# Supplied data:

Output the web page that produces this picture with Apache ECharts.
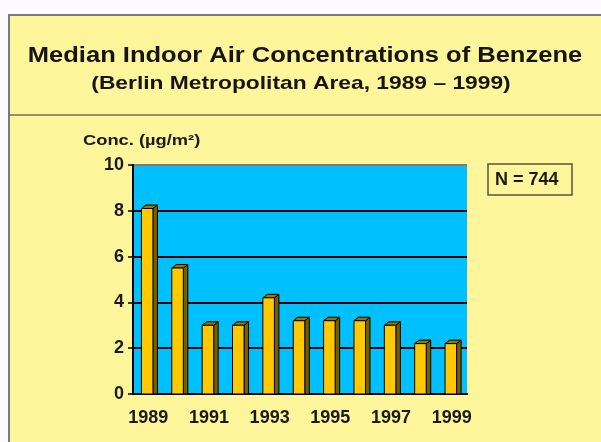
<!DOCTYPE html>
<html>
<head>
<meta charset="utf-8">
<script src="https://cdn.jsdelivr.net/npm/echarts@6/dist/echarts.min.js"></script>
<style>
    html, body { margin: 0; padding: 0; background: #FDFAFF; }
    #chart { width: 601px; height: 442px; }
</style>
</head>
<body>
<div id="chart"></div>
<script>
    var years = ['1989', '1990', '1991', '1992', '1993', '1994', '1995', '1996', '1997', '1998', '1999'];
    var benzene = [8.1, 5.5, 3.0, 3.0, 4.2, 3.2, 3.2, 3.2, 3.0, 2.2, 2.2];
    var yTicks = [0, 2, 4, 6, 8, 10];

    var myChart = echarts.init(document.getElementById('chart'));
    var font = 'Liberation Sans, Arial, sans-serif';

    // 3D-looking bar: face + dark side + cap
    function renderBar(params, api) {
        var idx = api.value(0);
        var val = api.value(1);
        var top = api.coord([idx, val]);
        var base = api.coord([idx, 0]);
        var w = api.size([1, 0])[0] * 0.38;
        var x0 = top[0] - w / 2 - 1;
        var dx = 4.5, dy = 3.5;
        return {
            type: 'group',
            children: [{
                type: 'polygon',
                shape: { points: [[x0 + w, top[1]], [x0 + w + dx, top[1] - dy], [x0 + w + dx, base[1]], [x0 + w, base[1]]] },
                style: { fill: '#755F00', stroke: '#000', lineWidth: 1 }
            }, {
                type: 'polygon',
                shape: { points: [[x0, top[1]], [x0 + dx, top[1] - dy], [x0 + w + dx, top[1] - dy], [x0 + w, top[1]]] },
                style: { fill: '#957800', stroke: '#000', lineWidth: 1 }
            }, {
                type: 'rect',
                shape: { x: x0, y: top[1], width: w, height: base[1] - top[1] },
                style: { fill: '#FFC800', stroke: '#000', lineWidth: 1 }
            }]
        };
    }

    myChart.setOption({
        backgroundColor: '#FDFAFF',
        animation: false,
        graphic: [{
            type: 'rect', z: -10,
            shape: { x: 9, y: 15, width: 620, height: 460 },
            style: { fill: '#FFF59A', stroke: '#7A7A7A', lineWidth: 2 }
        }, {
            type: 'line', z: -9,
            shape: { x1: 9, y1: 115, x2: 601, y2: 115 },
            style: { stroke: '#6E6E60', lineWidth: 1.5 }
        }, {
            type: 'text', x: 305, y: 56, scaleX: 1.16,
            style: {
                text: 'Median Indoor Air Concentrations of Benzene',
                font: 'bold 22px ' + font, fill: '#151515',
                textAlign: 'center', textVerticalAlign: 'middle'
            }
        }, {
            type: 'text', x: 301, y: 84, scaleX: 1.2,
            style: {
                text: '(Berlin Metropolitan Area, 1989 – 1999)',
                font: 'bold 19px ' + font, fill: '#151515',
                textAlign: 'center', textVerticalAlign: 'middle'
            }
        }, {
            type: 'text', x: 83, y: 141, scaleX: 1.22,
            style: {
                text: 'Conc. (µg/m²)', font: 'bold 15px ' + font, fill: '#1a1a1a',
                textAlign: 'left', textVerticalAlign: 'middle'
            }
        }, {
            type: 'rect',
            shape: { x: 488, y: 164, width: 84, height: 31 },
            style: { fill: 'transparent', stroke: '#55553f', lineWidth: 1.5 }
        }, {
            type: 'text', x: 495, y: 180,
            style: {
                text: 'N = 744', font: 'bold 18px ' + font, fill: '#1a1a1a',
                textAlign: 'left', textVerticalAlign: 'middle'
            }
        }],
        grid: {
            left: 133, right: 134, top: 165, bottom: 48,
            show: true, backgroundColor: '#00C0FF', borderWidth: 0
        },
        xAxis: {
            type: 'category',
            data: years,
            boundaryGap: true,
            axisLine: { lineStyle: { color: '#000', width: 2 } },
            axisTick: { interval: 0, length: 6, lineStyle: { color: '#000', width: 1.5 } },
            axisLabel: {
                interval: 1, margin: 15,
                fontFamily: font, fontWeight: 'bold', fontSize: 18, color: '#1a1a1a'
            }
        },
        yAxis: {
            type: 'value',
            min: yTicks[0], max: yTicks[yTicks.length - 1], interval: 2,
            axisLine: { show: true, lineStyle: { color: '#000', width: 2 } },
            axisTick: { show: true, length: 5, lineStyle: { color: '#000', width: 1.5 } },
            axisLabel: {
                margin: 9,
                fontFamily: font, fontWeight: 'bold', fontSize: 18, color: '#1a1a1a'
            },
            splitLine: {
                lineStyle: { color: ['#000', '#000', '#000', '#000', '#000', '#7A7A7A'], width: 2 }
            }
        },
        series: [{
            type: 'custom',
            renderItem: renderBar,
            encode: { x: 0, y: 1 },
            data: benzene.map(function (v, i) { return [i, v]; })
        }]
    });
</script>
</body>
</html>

# Problem to work on:
Extract the full listing above verbatim; pictures are to be left out of the copy.

# Expected answer:
Output the web page that produces this picture with Apache ECharts.
<!DOCTYPE html>
<html>
<head>
<meta charset="utf-8">
<script src="https://cdn.jsdelivr.net/npm/echarts@6/dist/echarts.min.js"></script>
<style>
    html, body { margin: 0; padding: 0; background: #FDFAFF; }
    #chart { width: 601px; height: 442px; }
</style>
</head>
<body>
<div id="chart"></div>
<script>
    var years = ['1989', '1990', '1991', '1992', '1993', '1994', '1995', '1996', '1997', '1998', '1999'];
    var benzene = [8.1, 5.5, 3.0, 3.0, 4.2, 3.2, 3.2, 3.2, 3.0, 2.2, 2.2];
    var yTicks = [0, 2, 4, 6, 8, 10];

    var myChart = echarts.init(document.getElementById('chart'));
    var font = 'Liberation Sans, Arial, sans-serif';

    // 3D-looking bar: face + dark side + cap
    function renderBar(params, api) {
        var idx = api.value(0);
        var val = api.value(1);
        var top = api.coord([idx, val]);
        var base = api.coord([idx, 0]);
        var w = api.size([1, 0])[0] * 0.38;
        var x0 = top[0] - w / 2 - 1;
        var dx = 4.5, dy = 3.5;
        return {
            type: 'group',
            children: [{
                type: 'polygon',
                shape: { points: [[x0 + w, top[1]], [x0 + w + dx, top[1] - dy], [x0 + w + dx, base[1]], [x0 + w, base[1]]] },
                style: { fill: '#755F00', stroke: '#000', lineWidth: 1 }
            }, {
                type: 'polygon',
                shape: { points: [[x0, top[1]], [x0 + dx, top[1] - dy], [x0 + w + dx, top[1] - dy], [x0 + w, top[1]]] },
                style: { fill: '#957800', stroke: '#000', lineWidth: 1 }
            }, {
                type: 'rect',
                shape: { x: x0, y: top[1], width: w, height: base[1] - top[1] },
                style: { fill: '#FFC800', stroke: '#000', lineWidth: 1 }
            }]
        };
    }

    myChart.setOption({
        backgroundColor: '#FDFAFF',
        animation: false,
        graphic: [{
            type: 'rect', z: -10,
            shape: { x: 9, y: 15, width: 620, height: 460 },
            style: { fill: '#FFF59A', stroke: '#7A7A7A', lineWidth: 2 }
        }, {
            type: 'line', z: -9,
            shape: { x1: 9, y1: 115, x2: 601, y2: 115 },
            style: { stroke: '#6E6E60', lineWidth: 1.5 }
        }, {
            type: 'text', x: 305, y: 56, scaleX: 1.16,
            style: {
                text: 'Median Indoor Air Concentrations of Benzene',
                font: 'bold 22px ' + font, fill: '#151515',
                textAlign: 'center', textVerticalAlign: 'middle'
            }
        }, {
            type: 'text', x: 301, y: 84, scaleX: 1.2,
            style: {
                text: '(Berlin Metropolitan Area, 1989 – 1999)',
                font: 'bold 19px ' + font, fill: '#151515',
                textAlign: 'center', textVerticalAlign: 'middle'
            }
        }, {
            type: 'text', x: 83, y: 141, scaleX: 1.22,
            style: {
                text: 'Conc. (µg/m²)', font: 'bold 15px ' + font, fill: '#1a1a1a',
                textAlign: 'left', textVerticalAlign: 'middle'
            }
        }, {
            type: 'rect',
            shape: { x: 488, y: 164, width: 84, height: 31 },
            style: { fill: 'transparent', stroke: '#55553f', lineWidth: 1.5 }
        }, {
            type: 'text', x: 495, y: 180,
            style: {
                text: 'N = 744', font: 'bold 18px ' + font, fill: '#1a1a1a',
                textAlign: 'left', textVerticalAlign: 'middle'
            }
        }],
        grid: {
            left: 133, right: 134, top: 165, bottom: 48,
            show: true, backgroundColor: '#00C0FF', borderWidth: 0
        },
        xAxis: {
            type: 'category',
            data: years,
            boundaryGap: true,
            axisLine: { lineStyle: { color: '#000', width: 2 } },
            axisTick: { interval: 0, length: 6, lineStyle: { color: '#000', width: 1.5 } },
            axisLabel: {
                interval: 1, margin: 15,
                fontFamily: font, fontWeight: 'bold', fontSize: 18, color: '#1a1a1a'
            }
        },
        yAxis: {
            type: 'value',
            min: yTicks[0], max: yTicks[yTicks.length - 1], interval: 2,
            axisLine: { show: true, lineStyle: { color: '#000', width: 2 } },
            axisTick: { show: true, length: 5, lineStyle: { color: '#000', width: 1.5 } },
            axisLabel: {
                margin: 9,
                fontFamily: font, fontWeight: 'bold', fontSize: 18, color: '#1a1a1a'
            },
            splitLine: {
                lineStyle: { color: ['#000', '#000', '#000', '#000', '#000', '#7A7A7A'], width: 2 }
            }
        },
        series: [{
            type: 'custom',
            renderItem: renderBar,
            encode: { x: 0, y: 1 },
            data: benzene.map(function (v, i) { return [i, v]; })
        }]
    });
</script>
</body>
</html>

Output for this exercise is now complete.